Enterré à domicile

La maison est l’endroit le plus dangereux pour les femmes en 2023. Selon les chiffres publiés hier par l’Organisation des Nations unies, à l’occasion de la journée internationale contre les violences faites aux femmes, quatre-vingt-cinq mille femmes ont perdu la vie, victimes d’agressions sexuelles perpétrées par leurs conjoints ou leurs proches.

Les chiffres font froid dans le dos. Cent quarante femmes meurent chaque jour dans le monde, soit une toutes les dix minutes. Les féminicides, nouvelle appellation des crimes passionnels du siècle dernier, ont clairement pris une ampleur inquiétante. Dans le « hit-parade » de l’ONU, les Caraïbes occupent la tête du classement, devant l’Amérique centrale, l’Afrique et l’Asie.

Les féminicides incluent les violences physiques, sexuelles ou psychologiques. Pour le moment, il n’y a pas de classement spécifique et détaillé pour le continent africain, mais on peut gager que, pour une fois, Madagascar occupe une bonne place, même si la situation n’a rien à voir avec ce qui se passe au Tigré en Éthiopie où le viol, les violences sexuelles, les mutilations et l’esclavage sexuel relèvent de la tradition.
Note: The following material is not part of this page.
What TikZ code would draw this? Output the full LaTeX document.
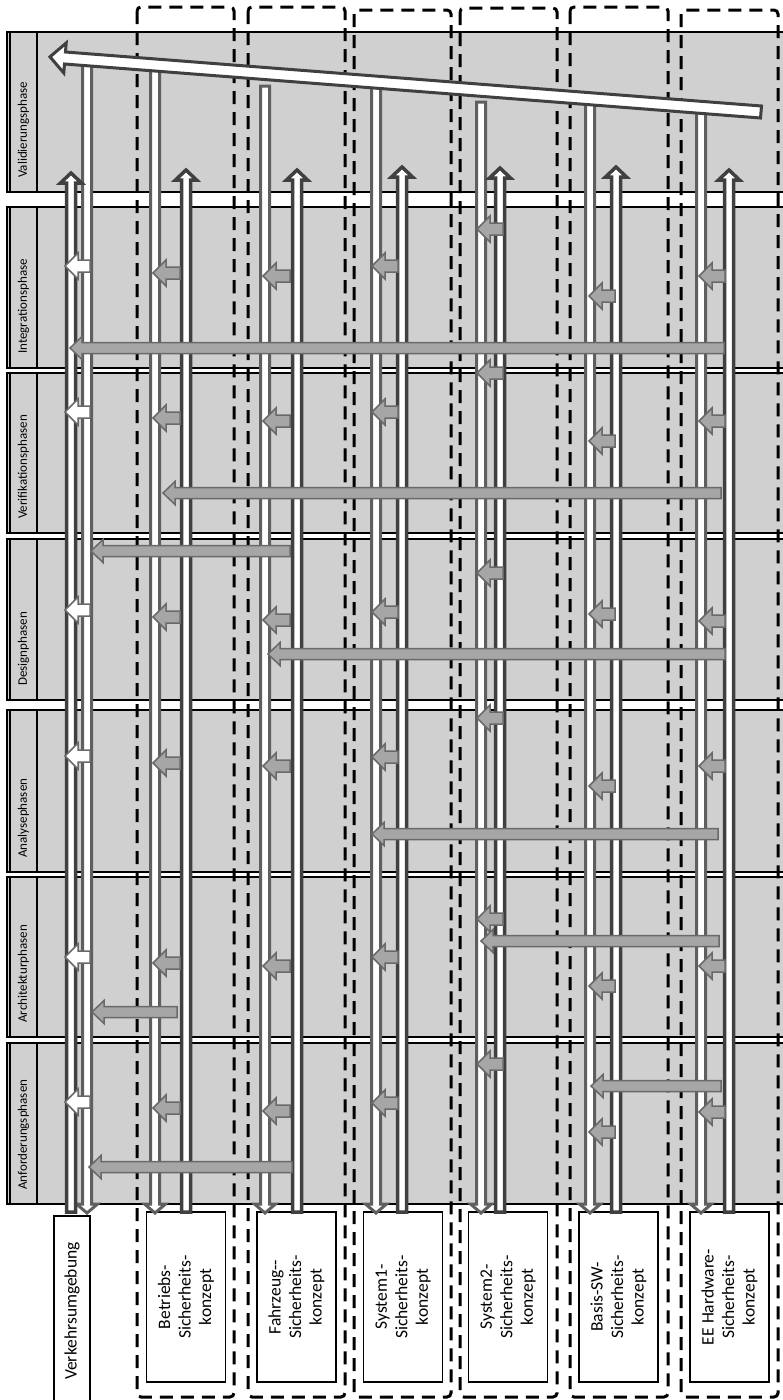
\documentclass[tikz,border=0pt]{standalone}
\usepackage{fontspec}
\setmainfont{Carlito}

\definecolor{bandgray}{RGB}{208,208,208}
\definecolor{flowgray}{RGB}{166,166,166}
\definecolor{flowline}{RGB}{105,105,105}
\definecolor{pipegray}{RGB}{95,95,95}
\definecolor{updark}{RGB}{64,64,64}

\tikzset{
  band/.style={draw=black, line width=1.6pt, fill=bandgray},
  phasetext/.style={rotate=90, anchor=west, inner sep=0pt, font=\fontsize{13}{15}\selectfont},
  column/.style={draw=black, line width=3pt, dash pattern=on 13pt off 8pt, rounded corners=4pt},
  concept/.style={draw=black, line width=1.3pt, fill=white, rotate=90, align=center,
    minimum width=170pt, minimum height=79pt, inner sep=2pt, font=\fontsize{17.5}{20.5}\selectfont},
  pipedown/.style={draw=pipegray, line width=3pt, fill=white},
  pipeup/.style={draw=updark, line width=3.5pt, fill=white},
  flow/.style={draw=flowline, line width=1.5pt, fill=flowgray},
}

% short arrow inside a column: [fill] y, tail x, tip x
\newcommand{\handover}[4][flowgray]{%
  \draw[flow, fill=#1] (#3,#2-6) -- (#4+13,#2-6) -- (#4+13,#2-13) -- (#4,#2)
    -- (#4+13,#2+13) -- (#4+13,#2+6) -- (#3,#2+6) -- cycle;}
% long arrow across columns: y, tail x, tip x
\newcommand{\crossarr}[3]{%
  \draw[flow] (#2,#1-5.5) -- (#3+12,#1-5.5) -- (#3+12,#1-11.5) -- (#3,#1)
    -- (#3+12,#1+11.5) -- (#3+12,#1+5.5) -- (#2,#1+5.5) -- cycle;}
% down pipe: x, top y
\newcommand{\downpipe}[2]{%
  \draw[pipedown] (#1-4.5,#2) -- (#1+4.5,#2) -- (#1+4.5,1204) -- (#1+10.5,1204)
    -- (#1,1213) -- (#1-10.5,1204) -- (#1-4.5,1204) -- cycle;}
% up pipe: x, tip y
\newcommand{\uppipe}[2]{%
  \draw[pipeup] (#1-4.5,1212) -- (#1-4.5,#2+10) -- (#1-10.5,#2+10) -- (#1,#2)
    -- (#1+10.5,#2+10) -- (#1+4.5,#2+10) -- (#1+4.5,1212) -- cycle;}

\begin{document}
\begin{tikzpicture}[x=1pt, y=-1pt]
  \clip (0,0) rectangle (783,1400);

  % phases
  \foreach \ya/\yb/\name/\lab in {32/192/val/Validierungsphase, 207/368/int/Integrationsphase,
      373/533/ver/Verifikationsphasen, 539/700/des/Designphasen, 710/872/ana/Analysephasen,
      877/1037/arc/Architekturphasen, 1043/1204/anf/Anforderungsphasen}{
    \draw[band] (7,\ya) rectangle (800,\yb);
    \draw[band] (10,\ya) rectangle (37,\yb);
    \node[phasetext] (\name) at (23.5,\yb-14) {\lab};
  }

  % columns
  \foreach \xa/\xb/\ya in {137/234/7, 248/345/7, 354/451/10, 460/557/8, 570/668/7, 681/778/10}
    \draw[column] (\xa,\ya) rectangle (\xb,1397);

  % concepts
  \node[concept, minimum width=190pt, minimum height=36pt] (verk) at (72,1311) {Verkehrsumgebung};
  \node[concept] (betr) at (186,1297) {Betriebs-\\Sicherheits-\\konzept};
  \node[concept] (fahr) at (296.5,1297) {Fahrzeug-{}-\\Sicherheits-\\konzept};
  \node[concept] (sys1) at (403,1297) {System1-\\Sicherheits-\\konzept};
  \node[concept] (sys2) at (508,1297) {System2-\\Sicherheits-\\konzept};
  \node[concept] (basis) at (618.5,1297) {Basis-SW-\\Sicherheits-\\konzept};
  \node[concept] (ee) at (729.5,1297) {EE Hardware-\\Sicherheits-\\konzept};

  % pipes down and up
  \foreach \xd/\td/\xu/\tu in {87/62/71/173, 155/70/186/170, 265/86/297/170, 376/87/402/167,
      481/102/500/168, 590/101/616/167, 701/112/729/170}{
    \downpipe{\xd}{\td}
    \uppipe{\xu}{\tu}
  }

  % validation
  \draw[pipeup, line width=3pt] (761.5,106) -- (65.5,52) -- (66.2,43) -- (50,56.8)
    -- (63.8,73) -- (64.5,64) -- (760.5,118) -- cycle;

  % hand-over arrows
  \foreach \y in {266,412,610,756,957,1102} {\handover[white]{\y}{90}{65}}
  \foreach \xt/\xh/\ys in {180/153/{273,418,617,763,963,1108}, 290/263/{276,421,620,766,966,1111},
      398/372/{266,412,612,757,957,1103}, 503/477/{229,373,573,718,919,1064},
      615/589/{296,441,614,786,986,1132}, 725/699/{276,421,621,766,966,1112}}
    \foreach \y in \ys {\handover{\y}{\xt}{\xh}}

  \foreach \y/\xt/\xh in {348/724/70, 493/721/163, 551/290/91, 654/725/268, 834/718/372,
      941/719/481, 1012/177/92, 1086/721/591, 1167/292/89}
    {\crossarr{\y}{\xt}{\xh}}
\end{tikzpicture}
\end{document}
À preuve, le nombre de plaintes et de dénonciations reçues au centre de prise en charge intégrée des victimes de violences contre les femmes à Mahamasina. En quatre ans, treize mille huit cent cinquante-quatre cas de violences ont été enregistrés par le centre, soit trois mille quatre cent soixante-quatre cas par an. C’est juste énorme. Et les chiffres sont loin d’être exhaustifs, étant donné que des milliers de cas ne sont pas logiquement signalés, par peur de représailles ou faute de centre d’écoute dans les régions isolées.

Il suffit d’ailleurs, pour s’en convaincre, de parcourir la presse quotidienne où les féminicides barrent La Une régulièrement. On en voit de toutes les couleurs. Une femme étranglée par son mari, une épouse découpée en morceaux par son conjoint, une jeune femme abattue par son amant … La presse en raffole. Il faut aussi oser dire que les violences contre les femmes relèvent quelque part de la culture et de place accordée à la femme dans les traditions. Certes, on a fait beaucoup de chemin dans la lutte pour l’égalité homme-femme mais des esprits conservateurs restent indétrônables et considèrent la femme comme un « fanaka malemy », le mariage comme un supplice, «  tokantrano fihafiana »…

Sans oublier que la pauvreté et le manque d’éducation constituent un excellent terreau pour les féminicides. Agresser, tuer, violer font partie de la vie quotidienne dans les quartiers malfamés. On ignore même qu’il s’agit de crimes. Ici, se dire que personne n’est censé ignorer la loi, c’est totalement méconnaître la stratification sociale. Ceci dit, les violences contre les femmes ne relèvent pas exclusivement de la catégorie sociale. Au contraire, les histoires les plus exécrables de féminicides ont lieu dans les cadres cossus. On fait un pari?